“She will chase her lovers, but not overtake them; yes, she will seek them, but not find them. Then she will say, ‘I will go and return to my first husband, for then it was better for me than now.’ For she did not know that I gave her grain, new wine, and oil, and multiplied her silver and gold—which they prepared for Baal. Therefore I will return and take away My grain in its time and My new wine in its season, and will take back My wool and My linen, given to cover her nakedness.“—Hosea 2: 7-9
“Our backsliding is great; we have sinned against you” (Jeremiah 14:7, NIV).
There’s nothing more miserable than a backslidden believer. Once you have been close to God, loved Him, and walked with Him, experiencing a new and exciting life and insights, allowing sin to pull you away and darken your heart puts you in a miserable state.
Throughout Scripture, backsliding is serious. God likens it to committing adultery and portrays Himself as the heartbroken husband while His wife prostitutes herself to false lovers.

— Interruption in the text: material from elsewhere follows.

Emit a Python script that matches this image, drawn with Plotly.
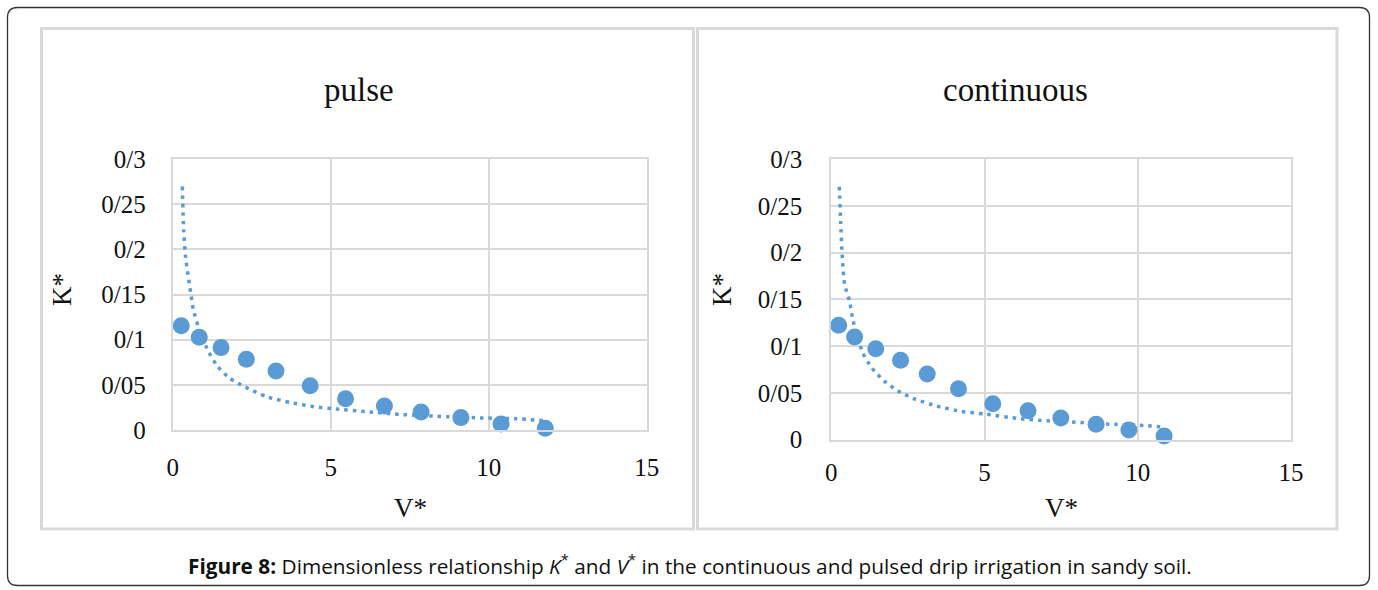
import plotly.graph_objects as go

# ---------------- data ----------------
pulse_v = [0.27, 0.84, 1.53, 2.33, 3.27, 4.35, 5.47, 6.70, 7.86, 9.12, 10.39, 11.79]
pulse_k = [0.1155, 0.1026, 0.0912, 0.0783, 0.0653, 0.0491, 0.0347, 0.0266, 0.0199, 0.0137, 0.0066, 0.0019]

cont_v = [0.24, 0.76, 1.45, 2.26, 3.13, 4.15, 5.27, 6.42, 7.49, 8.64, 9.71, 10.86]
cont_k = [0.1222, 0.1097, 0.0973, 0.0848, 0.0702, 0.0545, 0.0385, 0.0310, 0.0232, 0.0164, 0.0103, 0.0039]

pulse_trend_v = [0.305, 0.347, 0.41, 0.484, 0.569, 0.653, 0.811, 1.117, 1.402, 1.792, 2.267,
                 2.973, 3.733, 4.535, 5.07, 6.14, 7.30, 8.67, 9.83, 10.88, 11.73]
pulse_trend_k = [0.2695, 0.2204, 0.1908, 0.1716, 0.1525, 0.1333, 0.1144, 0.0879, 0.0712, 0.0576, 0.0480,
                 0.0369, 0.0303, 0.0255, 0.0236, 0.0203, 0.0170, 0.0148, 0.0133, 0.0125, 0.0103]

cont_trend_v = [0.262, 0.306, 0.36, 0.437, 0.60, 0.698, 1.024, 1.328, 1.72, 2.166, 2.666,
                3.438, 4.232, 5.015, 6.157, 7.03, 8.117, 8.987, 10.18, 10.73]
cont_trend_k = [0.2704, 0.2323, 0.1942, 0.1657, 0.1475, 0.1290, 0.0930, 0.0766, 0.0627, 0.0524, 0.0442,
                0.0360, 0.0303, 0.0274, 0.0224, 0.0203, 0.0185, 0.0167, 0.0153, 0.0139]

x_tick_vals = [0, 5, 10, 15]
y_tick_vals = [0, 0.05, 0.1, 0.15, 0.2, 0.25, 0.3]
y_tick_text = ["0", "0/05", "0/1", "0/15", "0/2", "0/25", "0/3"]

panel_titles = ["pulse", "continuous"]
x_title = "V*"
y_title = "K*"
caption = ("<b>Figure 8:</b> Dimensionless relationship <i>K</i><sup>*</sup> and "
           "<i>V</i><sup>*</sup> in the continuous and pulsed drip irrigation in sandy soil.")

# ---------------- figure ----------------
W, H = 1378, 590
BLUE = "#5b9bd5"
GRID = "#d9d9d9"
SERIF = "Liberation Serif, Times New Roman, serif"


def px(x):
    return x / W


def py(y):
    return 1 - y / H


fig = go.Figure()

for (tv, tk, v, k, xa, ya) in [
    (pulse_trend_v, pulse_trend_k, pulse_v, pulse_k, "x", "y"),
    (cont_trend_v, cont_trend_k, cont_v, cont_k, "x2", "y2"),
]:
    fig.add_trace(go.Scatter(
        x=tv, y=tk, mode="lines", xaxis=xa, yaxis=ya,
        line=dict(color=BLUE, width=3.5, dash="3.5px,5px", shape="spline", smoothing=0.6),
        hoverinfo="skip", cliponaxis=False,
    ))
    fig.add_trace(go.Scatter(
        x=v, y=k, mode="markers", xaxis=xa, yaxis=ya,
        marker=dict(color=BLUE, size=17, line=dict(width=0)),
        cliponaxis=False,
    ))

axis_common = dict(
    range=[0, 15], tickvals=x_tick_vals, showgrid=True, gridcolor=GRID, gridwidth=2,
    showline=True, linecolor=GRID, linewidth=2, mirror=True, zeroline=False, automargin=False,
    ticks="", tickfont=dict(family=SERIF, size=25, color="#111111"),
)
yaxis_common = dict(
    range=[0, 0.3], tickvals=y_tick_vals, ticktext=y_tick_text, showgrid=True,
    gridcolor=GRID, gridwidth=2, showline=True, linecolor=GRID, linewidth=2, mirror=True,
    zeroline=False, automargin=False, ticks="", tickfont=dict(family=SERIF, size=25, color="#111111"),
)

fig.update_layout(
    width=W, height=H, autosize=False,
    margin=dict(l=0, r=0, t=0, b=0, pad=0, autoexpand=False),
    paper_bgcolor="white", plot_bgcolor="white",
    showlegend=False,
    xaxis=dict(domain=[px(172.7), px(646.7)], anchor="y", ticklabelstandoff=14, **axis_common),
    yaxis=dict(domain=[py(430), py(159)], anchor="x", ticklabelstandoff=20, **yaxis_common),
    xaxis2=dict(domain=[px(831.3), px(1291)], anchor="y2", ticklabelstandoff=9, **axis_common),
    yaxis2=dict(domain=[py(439.7), py(159)], anchor="x2", ticklabelstandoff=22, **yaxis_common),
)

# panel frames
shapes = []
for (x0, x1) in [(41.5, 693.5), (697.5, 1337)]:
    shapes.append(dict(type="rect", xref="paper", yref="paper",
                       x0=px(x0), x1=px(x1), y0=py(529), y1=py(28.5),
                       line=dict(color=GRID, width=3), fillcolor="rgba(0,0,0,0)", layer="below"))

# rounded outer border
bx0, by0, bx1, by1, r = 7.5, 7.5, 1369.5, 585.5, 10
path = (
    f"M {px(bx0 + r)},{py(by0)} L {px(bx1 - r)},{py(by0)} "
    f"Q {px(bx1)},{py(by0)} {px(bx1)},{py(by0 + r)} "
    f"L {px(bx1)},{py(by1 - r)} Q {px(bx1)},{py(by1)} {px(bx1 - r)},{py(by1)} "
    f"L {px(bx0 + r)},{py(by1)} Q {px(bx0)},{py(by1)} {px(bx0)},{py(by1 - r)} "
    f"L {px(bx0)},{py(by0 + r)} Q {px(bx0)},{py(by0)} {px(bx0 + r)},{py(by0)} Z"
)
shapes.append(dict(type="path", xref="paper", yref="paper", path=path,
                   line=dict(color="#333333", width=1.3)))
fig.update_layout(shapes=shapes)

annotations = []
# panel titles
for (t, cx) in zip(panel_titles, [359, 1015]):
    annotations.append(dict(text=t, x=px(cx), y=py(90), xref="paper", yref="paper",
                            showarrow=False, xanchor="center", yanchor="middle",
                            font=dict(family=SERIF, size=33, color="#111111")))
# axis titles
for cx in [410, 1061]:
    annotations.append(dict(text=x_title, x=px(cx), y=py(508), xref="paper", yref="paper",
                            showarrow=False, xanchor="center", yanchor="middle",
                            font=dict(family=SERIF, size=27, color="#111111")))
for cx in [62, 722]:
    annotations.append(dict(text=y_title, x=px(cx), y=py(290), xref="paper", yref="paper",
                            showarrow=False, xanchor="center", yanchor="middle", textangle=-90,
                            font=dict(family=SERIF, size=27, color="#111111")))
# caption
annotations.append(dict(text=caption, x=px(690), y=py(564), xref="paper", yref="paper",
                        showarrow=False, xanchor="center", yanchor="middle",
                        font=dict(family="Open Sans, sans-serif", size=20.8, color="#111111")))
fig.update_layout(annotations=annotations)

fig.write_html(
    "out.html",
    config={"displayModeBar": False},
    post_script="document.body.style.margin='0';document.body.style.overflow='hidden';",
)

He withholds His blessings of grain, wine, silver, gold, wool, and linen, representing abundant care, provision, and love.
“She did not know,” He says. She did not stop to think of where all these riches came from, who provided them, who protected, fed, and clothed her —until it all stopped, and she found herself naked and alone in the world.
Backsliding is not only sinning. We all sin and can repent and be forgiven when our hearts are sensitive to the conviction of the Holy Spirit.
Backsliding is a coldness of heart, a loss of love. In a state where sin takes precedence over your relationship with the Lord, you lose the joy of your salvation and find yourself like the adulterous wife in Hosea, alone and naked. Or, like the prodigal son of the New Testament, living in a pig sty. Backsliding has consequences.
But the good news is that God will pursue us like a relentless lover, longing to bless you again.